[Raw data start]

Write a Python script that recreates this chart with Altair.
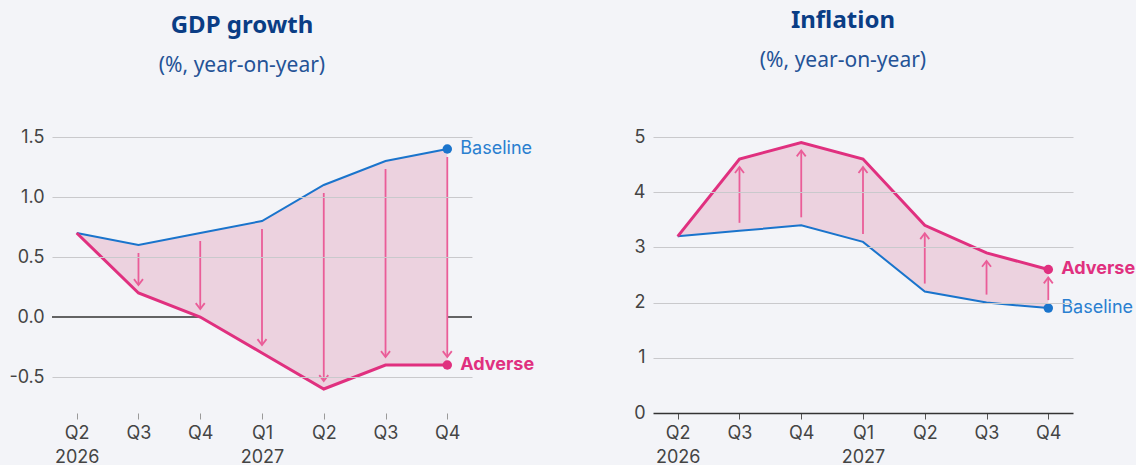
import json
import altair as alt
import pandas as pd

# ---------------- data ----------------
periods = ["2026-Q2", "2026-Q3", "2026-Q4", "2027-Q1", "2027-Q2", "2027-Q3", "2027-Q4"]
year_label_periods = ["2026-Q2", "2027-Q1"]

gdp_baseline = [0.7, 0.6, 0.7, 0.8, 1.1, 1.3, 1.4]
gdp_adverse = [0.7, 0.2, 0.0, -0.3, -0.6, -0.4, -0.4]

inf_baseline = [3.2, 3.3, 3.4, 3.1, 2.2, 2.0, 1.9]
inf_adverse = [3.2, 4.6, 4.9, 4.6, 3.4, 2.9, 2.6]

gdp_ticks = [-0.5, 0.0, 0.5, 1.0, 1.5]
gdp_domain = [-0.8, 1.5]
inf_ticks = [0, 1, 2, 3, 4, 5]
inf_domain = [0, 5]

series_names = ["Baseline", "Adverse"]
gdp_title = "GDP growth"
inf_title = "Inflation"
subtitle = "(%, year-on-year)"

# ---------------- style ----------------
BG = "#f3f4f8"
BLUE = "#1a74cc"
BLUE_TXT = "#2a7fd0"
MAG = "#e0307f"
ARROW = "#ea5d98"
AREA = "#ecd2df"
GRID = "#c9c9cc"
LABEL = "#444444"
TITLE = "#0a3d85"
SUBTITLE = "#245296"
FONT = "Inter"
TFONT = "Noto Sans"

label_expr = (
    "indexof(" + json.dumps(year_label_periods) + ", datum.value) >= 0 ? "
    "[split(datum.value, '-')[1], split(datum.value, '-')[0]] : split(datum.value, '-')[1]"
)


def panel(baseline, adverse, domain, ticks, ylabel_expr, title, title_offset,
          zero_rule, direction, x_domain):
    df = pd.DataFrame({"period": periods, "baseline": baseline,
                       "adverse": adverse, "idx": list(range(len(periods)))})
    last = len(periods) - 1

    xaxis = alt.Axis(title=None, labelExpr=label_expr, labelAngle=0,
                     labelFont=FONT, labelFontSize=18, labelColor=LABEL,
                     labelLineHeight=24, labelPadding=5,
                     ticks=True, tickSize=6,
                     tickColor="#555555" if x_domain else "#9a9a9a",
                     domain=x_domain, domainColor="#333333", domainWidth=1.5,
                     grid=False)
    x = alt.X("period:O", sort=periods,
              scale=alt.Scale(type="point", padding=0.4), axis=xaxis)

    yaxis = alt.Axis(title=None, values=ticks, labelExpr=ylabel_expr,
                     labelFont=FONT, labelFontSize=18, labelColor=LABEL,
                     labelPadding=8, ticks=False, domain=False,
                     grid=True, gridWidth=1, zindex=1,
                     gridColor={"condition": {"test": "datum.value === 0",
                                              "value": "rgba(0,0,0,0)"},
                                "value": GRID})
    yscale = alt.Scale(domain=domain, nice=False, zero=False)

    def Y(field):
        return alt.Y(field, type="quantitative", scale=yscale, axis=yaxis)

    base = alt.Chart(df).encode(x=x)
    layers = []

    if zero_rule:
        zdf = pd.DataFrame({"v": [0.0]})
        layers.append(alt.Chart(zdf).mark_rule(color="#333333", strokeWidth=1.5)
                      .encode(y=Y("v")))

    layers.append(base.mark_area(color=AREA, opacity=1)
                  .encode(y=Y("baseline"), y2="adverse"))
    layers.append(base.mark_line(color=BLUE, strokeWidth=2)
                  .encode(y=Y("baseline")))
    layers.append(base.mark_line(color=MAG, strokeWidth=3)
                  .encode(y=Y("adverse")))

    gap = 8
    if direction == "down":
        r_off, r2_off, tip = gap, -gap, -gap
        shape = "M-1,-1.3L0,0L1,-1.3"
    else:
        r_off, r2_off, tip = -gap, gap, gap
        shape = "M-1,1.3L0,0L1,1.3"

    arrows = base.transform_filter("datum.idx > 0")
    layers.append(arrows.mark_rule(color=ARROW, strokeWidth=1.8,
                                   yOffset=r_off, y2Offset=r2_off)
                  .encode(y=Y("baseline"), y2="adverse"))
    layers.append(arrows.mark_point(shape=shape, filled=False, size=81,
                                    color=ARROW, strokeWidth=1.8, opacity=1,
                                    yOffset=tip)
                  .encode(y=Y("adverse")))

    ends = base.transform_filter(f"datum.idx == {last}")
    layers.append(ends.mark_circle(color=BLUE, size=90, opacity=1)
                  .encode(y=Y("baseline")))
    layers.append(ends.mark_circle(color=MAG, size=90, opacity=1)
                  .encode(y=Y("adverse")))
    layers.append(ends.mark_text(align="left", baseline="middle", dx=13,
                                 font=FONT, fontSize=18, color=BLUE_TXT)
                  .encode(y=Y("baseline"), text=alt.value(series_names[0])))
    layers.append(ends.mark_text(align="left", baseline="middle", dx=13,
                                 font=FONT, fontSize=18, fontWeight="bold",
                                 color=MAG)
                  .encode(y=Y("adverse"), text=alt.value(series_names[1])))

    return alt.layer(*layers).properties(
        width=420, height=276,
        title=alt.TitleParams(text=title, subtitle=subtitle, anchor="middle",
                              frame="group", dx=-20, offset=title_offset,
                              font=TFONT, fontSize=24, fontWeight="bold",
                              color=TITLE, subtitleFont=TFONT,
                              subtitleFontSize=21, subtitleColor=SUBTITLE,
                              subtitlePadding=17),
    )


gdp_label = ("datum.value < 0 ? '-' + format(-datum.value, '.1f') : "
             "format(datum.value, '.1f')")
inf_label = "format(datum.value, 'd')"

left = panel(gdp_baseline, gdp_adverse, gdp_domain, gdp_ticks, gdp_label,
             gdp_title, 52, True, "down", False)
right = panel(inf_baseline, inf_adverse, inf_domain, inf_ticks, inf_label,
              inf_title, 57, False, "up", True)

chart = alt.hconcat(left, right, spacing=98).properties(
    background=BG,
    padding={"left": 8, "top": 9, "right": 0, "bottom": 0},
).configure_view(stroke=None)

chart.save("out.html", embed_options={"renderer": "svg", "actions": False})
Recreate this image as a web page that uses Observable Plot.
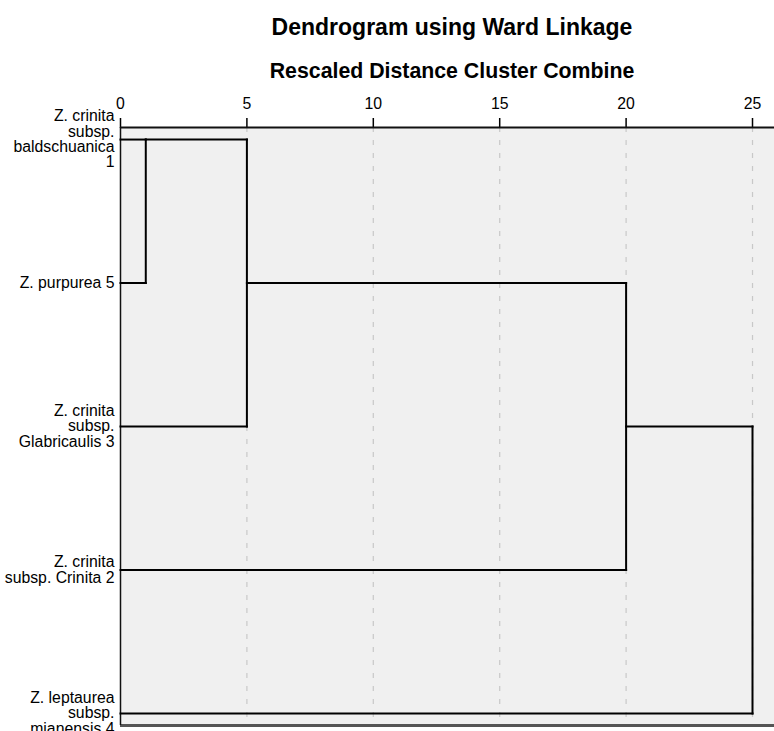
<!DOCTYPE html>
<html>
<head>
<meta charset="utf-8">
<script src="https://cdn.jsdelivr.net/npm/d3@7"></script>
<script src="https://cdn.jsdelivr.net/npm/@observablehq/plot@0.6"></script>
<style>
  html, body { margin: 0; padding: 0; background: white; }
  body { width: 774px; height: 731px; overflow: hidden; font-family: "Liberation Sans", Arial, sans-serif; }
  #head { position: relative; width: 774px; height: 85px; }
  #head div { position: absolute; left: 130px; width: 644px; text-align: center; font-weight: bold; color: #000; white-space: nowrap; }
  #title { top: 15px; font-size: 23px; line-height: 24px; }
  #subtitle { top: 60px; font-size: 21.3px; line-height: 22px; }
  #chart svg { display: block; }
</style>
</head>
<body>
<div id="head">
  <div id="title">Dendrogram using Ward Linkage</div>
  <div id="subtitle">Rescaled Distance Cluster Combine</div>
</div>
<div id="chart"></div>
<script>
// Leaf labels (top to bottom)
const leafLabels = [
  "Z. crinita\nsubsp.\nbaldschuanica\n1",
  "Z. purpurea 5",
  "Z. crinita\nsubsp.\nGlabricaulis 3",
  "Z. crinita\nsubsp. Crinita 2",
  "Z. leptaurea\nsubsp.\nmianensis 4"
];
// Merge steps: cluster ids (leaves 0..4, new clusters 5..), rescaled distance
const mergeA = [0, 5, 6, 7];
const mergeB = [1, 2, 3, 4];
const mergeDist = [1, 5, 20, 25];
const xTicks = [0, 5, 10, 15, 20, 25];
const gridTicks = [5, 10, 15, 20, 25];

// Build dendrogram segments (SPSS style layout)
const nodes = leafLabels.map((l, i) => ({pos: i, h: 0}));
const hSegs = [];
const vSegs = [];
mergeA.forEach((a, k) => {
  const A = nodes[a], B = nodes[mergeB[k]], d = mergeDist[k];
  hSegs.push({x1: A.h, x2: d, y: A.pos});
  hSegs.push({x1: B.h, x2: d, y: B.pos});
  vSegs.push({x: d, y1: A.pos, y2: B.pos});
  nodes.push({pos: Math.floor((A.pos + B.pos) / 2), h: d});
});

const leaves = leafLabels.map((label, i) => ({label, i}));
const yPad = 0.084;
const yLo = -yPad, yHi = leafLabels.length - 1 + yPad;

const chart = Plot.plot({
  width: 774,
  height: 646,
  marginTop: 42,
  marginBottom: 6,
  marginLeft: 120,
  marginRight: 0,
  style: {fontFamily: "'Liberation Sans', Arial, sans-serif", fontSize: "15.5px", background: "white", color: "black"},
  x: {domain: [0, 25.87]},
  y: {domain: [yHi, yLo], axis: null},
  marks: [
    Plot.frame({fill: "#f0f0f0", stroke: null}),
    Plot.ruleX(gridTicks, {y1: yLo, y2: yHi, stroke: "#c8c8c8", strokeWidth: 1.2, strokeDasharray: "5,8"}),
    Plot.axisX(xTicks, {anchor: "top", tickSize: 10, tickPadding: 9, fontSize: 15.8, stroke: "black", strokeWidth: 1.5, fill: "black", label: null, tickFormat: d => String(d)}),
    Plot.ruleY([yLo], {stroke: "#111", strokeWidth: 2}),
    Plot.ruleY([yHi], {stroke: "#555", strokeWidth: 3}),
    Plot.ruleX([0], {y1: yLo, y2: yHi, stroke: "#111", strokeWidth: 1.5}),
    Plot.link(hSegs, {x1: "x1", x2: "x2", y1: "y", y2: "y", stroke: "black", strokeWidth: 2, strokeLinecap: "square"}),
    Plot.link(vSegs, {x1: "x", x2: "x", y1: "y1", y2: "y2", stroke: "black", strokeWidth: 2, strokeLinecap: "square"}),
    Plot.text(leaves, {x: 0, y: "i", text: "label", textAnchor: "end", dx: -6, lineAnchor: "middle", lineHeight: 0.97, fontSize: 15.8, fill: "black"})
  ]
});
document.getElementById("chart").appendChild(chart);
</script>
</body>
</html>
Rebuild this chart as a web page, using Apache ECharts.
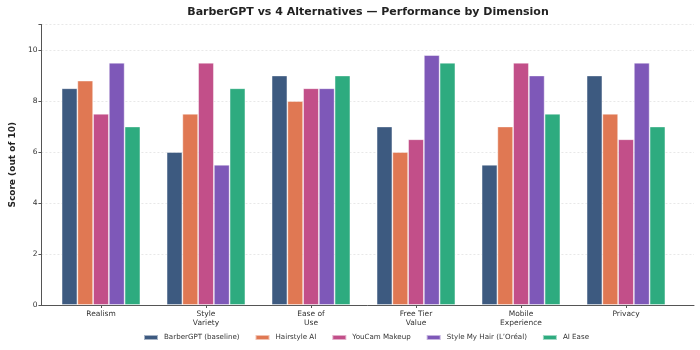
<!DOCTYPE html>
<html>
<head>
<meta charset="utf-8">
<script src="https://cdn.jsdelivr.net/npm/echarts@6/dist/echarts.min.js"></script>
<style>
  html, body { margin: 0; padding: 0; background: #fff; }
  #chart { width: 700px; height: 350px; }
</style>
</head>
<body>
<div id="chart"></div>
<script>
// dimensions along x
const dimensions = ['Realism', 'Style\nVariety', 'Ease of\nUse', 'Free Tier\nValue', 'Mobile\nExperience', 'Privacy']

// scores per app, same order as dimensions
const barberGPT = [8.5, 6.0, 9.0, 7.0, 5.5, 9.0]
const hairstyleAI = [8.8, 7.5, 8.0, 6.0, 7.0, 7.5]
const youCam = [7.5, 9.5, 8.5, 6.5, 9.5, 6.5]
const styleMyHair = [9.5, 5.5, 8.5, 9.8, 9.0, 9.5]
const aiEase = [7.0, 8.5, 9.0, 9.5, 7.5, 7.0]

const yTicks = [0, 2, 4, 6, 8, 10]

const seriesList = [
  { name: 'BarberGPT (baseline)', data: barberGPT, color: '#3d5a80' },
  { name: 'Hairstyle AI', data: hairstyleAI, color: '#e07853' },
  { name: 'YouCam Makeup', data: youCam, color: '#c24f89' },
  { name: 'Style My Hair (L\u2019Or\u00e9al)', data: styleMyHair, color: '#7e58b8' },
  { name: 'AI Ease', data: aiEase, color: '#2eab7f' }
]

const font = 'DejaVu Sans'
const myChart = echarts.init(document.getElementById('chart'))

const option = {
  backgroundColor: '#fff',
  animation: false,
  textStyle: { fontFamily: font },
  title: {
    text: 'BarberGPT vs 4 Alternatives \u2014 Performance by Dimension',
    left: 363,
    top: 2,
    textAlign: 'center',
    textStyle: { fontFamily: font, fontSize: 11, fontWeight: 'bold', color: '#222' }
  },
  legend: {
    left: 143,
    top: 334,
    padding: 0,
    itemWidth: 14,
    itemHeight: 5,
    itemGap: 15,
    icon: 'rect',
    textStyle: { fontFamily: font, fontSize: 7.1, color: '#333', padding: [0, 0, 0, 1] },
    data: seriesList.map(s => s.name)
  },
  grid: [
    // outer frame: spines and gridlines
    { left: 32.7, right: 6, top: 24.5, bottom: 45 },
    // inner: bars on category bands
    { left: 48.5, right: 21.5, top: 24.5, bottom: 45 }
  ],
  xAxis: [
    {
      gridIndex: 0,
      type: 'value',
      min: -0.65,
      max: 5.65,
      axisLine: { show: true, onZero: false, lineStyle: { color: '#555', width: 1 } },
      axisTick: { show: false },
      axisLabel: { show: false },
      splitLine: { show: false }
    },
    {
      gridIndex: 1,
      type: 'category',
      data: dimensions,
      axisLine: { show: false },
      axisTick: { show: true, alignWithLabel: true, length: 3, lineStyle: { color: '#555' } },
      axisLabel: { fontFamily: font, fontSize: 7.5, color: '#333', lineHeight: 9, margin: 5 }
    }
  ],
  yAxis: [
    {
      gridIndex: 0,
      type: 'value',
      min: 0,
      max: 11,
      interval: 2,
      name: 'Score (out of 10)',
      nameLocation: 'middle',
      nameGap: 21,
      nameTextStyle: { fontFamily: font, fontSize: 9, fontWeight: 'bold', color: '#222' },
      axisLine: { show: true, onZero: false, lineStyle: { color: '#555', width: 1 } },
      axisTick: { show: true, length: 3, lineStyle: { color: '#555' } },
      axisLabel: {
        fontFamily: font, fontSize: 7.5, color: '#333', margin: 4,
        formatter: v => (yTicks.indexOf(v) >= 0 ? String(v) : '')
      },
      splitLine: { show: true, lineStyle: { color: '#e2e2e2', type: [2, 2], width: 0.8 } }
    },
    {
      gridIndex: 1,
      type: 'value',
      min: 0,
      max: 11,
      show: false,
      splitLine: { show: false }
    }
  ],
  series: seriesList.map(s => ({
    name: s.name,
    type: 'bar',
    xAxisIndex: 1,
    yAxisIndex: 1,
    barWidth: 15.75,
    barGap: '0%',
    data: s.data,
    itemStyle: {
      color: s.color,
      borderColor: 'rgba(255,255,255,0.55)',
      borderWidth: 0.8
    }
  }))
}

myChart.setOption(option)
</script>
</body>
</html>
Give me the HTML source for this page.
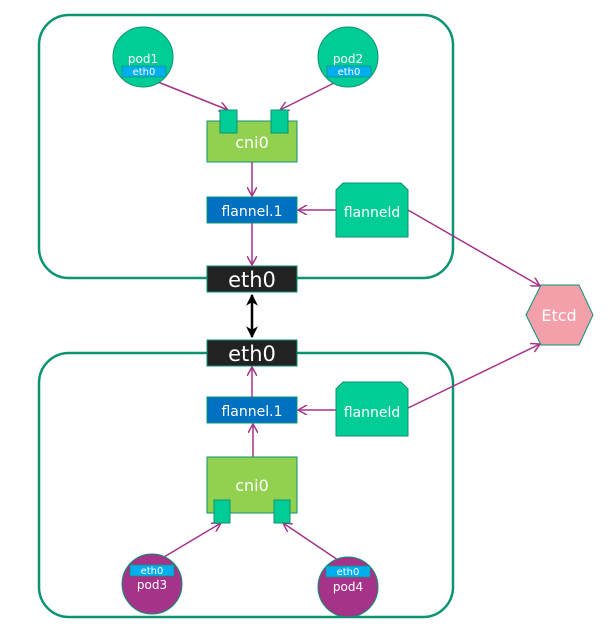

[Raw data end]

Do not copy any pictures. Retype exactly the stretch from the line with "Recreate this image" through the line with "const yLo = -yPad, yHi".

Recreate this image as a web page that uses Observable Plot.
<!DOCTYPE html>
<html>
<head>
<meta charset="utf-8">
<script src="https://cdn.jsdelivr.net/npm/d3@7"></script>
<script src="https://cdn.jsdelivr.net/npm/@observablehq/plot@0.6"></script>
<style>
  html, body { margin: 0; padding: 0; background: white; }
  body { width: 774px; height: 731px; overflow: hidden; font-family: "Liberation Sans", Arial, sans-serif; }
  #head { position: relative; width: 774px; height: 85px; }
  #head div { position: absolute; left: 130px; width: 644px; text-align: center; font-weight: bold; color: #000; white-space: nowrap; }
  #title { top: 15px; font-size: 23px; line-height: 24px; }
  #subtitle { top: 60px; font-size: 21.3px; line-height: 22px; }
  #chart svg { display: block; }
</style>
</head>
<body>
<div id="head">
  <div id="title">Dendrogram using Ward Linkage</div>
  <div id="subtitle">Rescaled Distance Cluster Combine</div>
</div>
<div id="chart"></div>
<script>
// Leaf labels (top to bottom)
const leafLabels = [
  "Z. crinita\nsubsp.\nbaldschuanica\n1",
  "Z. purpurea 5",
  "Z. crinita\nsubsp.\nGlabricaulis 3",
  "Z. crinita\nsubsp. Crinita 2",
  "Z. leptaurea\nsubsp.\nmianensis 4"
];
// Merge steps: cluster ids (leaves 0..4, new clusters 5..), rescaled distance
const mergeA = [0, 5, 6, 7];
const mergeB = [1, 2, 3, 4];
const mergeDist = [1, 5, 20, 25];
const xTicks = [0, 5, 10, 15, 20, 25];
const gridTicks = [5, 10, 15, 20, 25];

// Build dendrogram segments (SPSS style layout)
const nodes = leafLabels.map((l, i) => ({pos: i, h: 0}));
const hSegs = [];
const vSegs = [];
mergeA.forEach((a, k) => {
  const A = nodes[a], B = nodes[mergeB[k]], d = mergeDist[k];
  hSegs.push({x1: A.h, x2: d, y: A.pos});
  hSegs.push({x1: B.h, x2: d, y: B.pos});
  vSegs.push({x: d, y1: A.pos, y2: B.pos});
  nodes.push({pos: Math.floor((A.pos + B.pos) / 2), h: d});
});

const leaves = leafLabels.map((label, i) => ({label, i}));
const yPad = 0.084;
const yLo = -yPad, yHi = leafLabels.length - 1 + yPad;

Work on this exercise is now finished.